▶ _WHAT NEEDS TO BE DONE_
Leaving out every picture, copy the lines of the data exactly, from the first through the line containing "3.42, 2.46, 2.38]".
═════ SUPPLIED INFORMATION
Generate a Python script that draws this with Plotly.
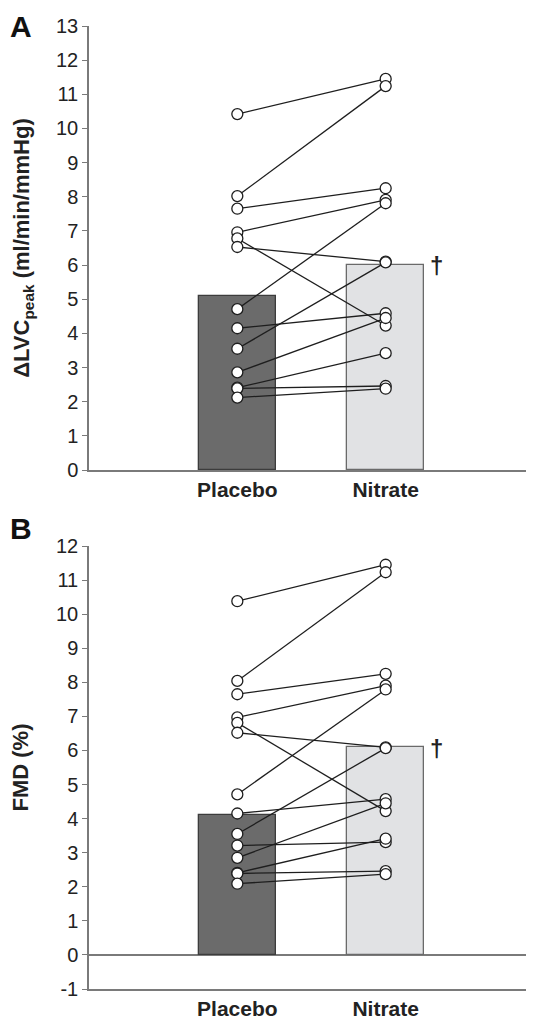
import plotly.graph_objects as go

# page has an 8px body margin, so the figure is drawn 8px smaller and offset
OFF = 8
W, H = 534 - OFF, 1020 - OFF

categories = ["Placebo", "Nitrate"]

# Panel A: ΔLVCpeak (ml/min/mmHg)
bar_a = [5.10, 6.01]
placebo_a = [10.42, 8.02, 7.65, 6.96, 6.78, 6.53, 4.71, 4.15, 3.55, 2.86, 2.41, 2.39, 2.12]
nitrate_a = [11.45, 11.24, 8.25, 7.91, 4.23, 6.10, 7.81, 4.59, 6.08, 4.45, 3.42, 2.46, 2.38]

# Panel B: FMD (%)
bar_b = [4.11, 6.09]
placebo_b = [10.38, 8.04, 7.65, 6.97, 6.81, 6.52, 4.71, 4.15, 3.55, 3.21, 2.85, 2.41, 2.39, 2.09]
nitrate_b = [11.45, 11.23, 8.25, 7.90, 4.22, 6.09, 7.79, 4.57, 6.07, 3.31, 4.45, 3.41, 2.46, 2.37]

yticks_a = list(range(0, 14))
yticks_b = list(range(-1, 13))
yticklabels_b = [str(v) for v in yticks_b]

FONT = "Liberation Sans, Arial, Helvetica, sans-serif"
AXC = "#7a7a7a"
TXT = "#222222"
bar_fill = ["#6b6b6b", "#e1e2e4"]
bar_line = ["#3c3c3c", "#6a6a6a"]

def py(p):
    return 1 - (p - OFF) / H

def px(p):
    return (p - OFF) / W

fig = go.Figure()

def add_panel(bars, plc, nit, xa, ya):
    fig.add_trace(go.Bar(x=[0, 1], y=bars, width=0.515,
                         marker=dict(color=bar_fill, line=dict(color=bar_line, width=1.3)),
                         xaxis=xa, yaxis=ya, showlegend=False))
    lx, ly = [], []
    for p, n in zip(plc, nit):
        lx += [0, 1, None]
        ly += [p, n, None]
    fig.add_trace(go.Scatter(x=lx, y=ly, mode="lines",
                             line=dict(color="#1e1e1e", width=1.3),
                             xaxis=xa, yaxis=ya, showlegend=False, connectgaps=False))
    fig.add_trace(go.Scatter(x=[0] * len(plc) + [1] * len(nit), y=list(plc) + list(nit),
                             mode="markers",
                             marker=dict(size=11, color="white", line=dict(color="#1e1e1e", width=1.3)),
                             xaxis=xa, yaxis=ya, showlegend=False))

add_panel(bar_a, placebo_a, nitrate_a, "x", "y")
add_panel(bar_b, placebo_b, nitrate_b, "x2", "y2")

xdom = [px(89), 1.0]
common_x = dict(range=[-1, 2], domain=xdom, showline=True, linecolor=AXC, linewidth=1.5,
                tickvals=[0, 1], ticktext=categories, ticks="", showgrid=False, zeroline=False,
                automargin=False,
                tickfont=dict(family=FONT, size=21, color=TXT, weight="bold"), fixedrange=True)
common_y = dict(showline=True, linecolor=AXC, linewidth=1.5, ticks="outside", ticklen=5,
                tickcolor=AXC, tickwidth=1.3, showgrid=False, automargin=False,
                tickfont=dict(family=FONT, size=20, color=TXT),
                title_font=dict(family=FONT, size=22, color=TXT, weight="bold"), fixedrange=True)

fig.update_layout(
    width=W, height=H, margin=dict(l=0, r=0, t=0, b=0),
    paper_bgcolor="white", plot_bgcolor="white", bargap=0,
    xaxis=dict(anchor="y", **common_x),
    xaxis2=dict(anchor="y2", **common_x),
    yaxis=dict(domain=[py(470), py(26)], range=[0, 13], tickvals=yticks_a, anchor="x",
               zeroline=False,
               title=dict(text="ΔLVC<sub>peak</sub> (ml/min/mmHg)", standoff=20), **common_y),
    yaxis2=dict(domain=[py(989), py(546)], range=[-1, 12], tickvals=yticks_b,
                ticktext=yticklabels_b, anchor="x2",
                zeroline=True, zerolinecolor=AXC, zerolinewidth=1.5,
                title=dict(text="FMD (%)", standoff=24), **common_y),
    annotations=[
        dict(text="<b>A</b>", x=0, y=1, xref="paper", yref="paper", xanchor="left", yanchor="top",
             showarrow=False, font=dict(family=FONT, size=30, color="#111")),
        dict(text="<b>B</b>", x=0, y=py(510), xref="paper", yref="paper", xanchor="left", yanchor="top",
             showarrow=False, font=dict(family=FONT, size=30, color="#111")),
        dict(text="<b>†</b>", x=1.34, y=6.0, xref="x", yref="y", showarrow=False,
             font=dict(family=FONT, size=24, color="#222")),
        dict(text="<b>†</b>", x=1.34, y=6.05, xref="x2", yref="y2", showarrow=False,
             font=dict(family=FONT, size=24, color="#222")),
    ],
)

fig.write_html("out.html")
══════════
▶ _THE SOLUTION_
Generate a Python script that draws this with Plotly.
import plotly.graph_objects as go

# page has an 8px body margin, so the figure is drawn 8px smaller and offset
OFF = 8
W, H = 534 - OFF, 1020 - OFF

categories = ["Placebo", "Nitrate"]

# Panel A: ΔLVCpeak (ml/min/mmHg)
bar_a = [5.10, 6.01]
placebo_a = [10.42, 8.02, 7.65, 6.96, 6.78, 6.53, 4.71, 4.15, 3.55, 2.86, 2.41, 2.39, 2.12]
nitrate_a = [11.45, 11.24, 8.25, 7.91, 4.23, 6.10, 7.81, 4.59, 6.08, 4.45, 3.42, 2.46, 2.38]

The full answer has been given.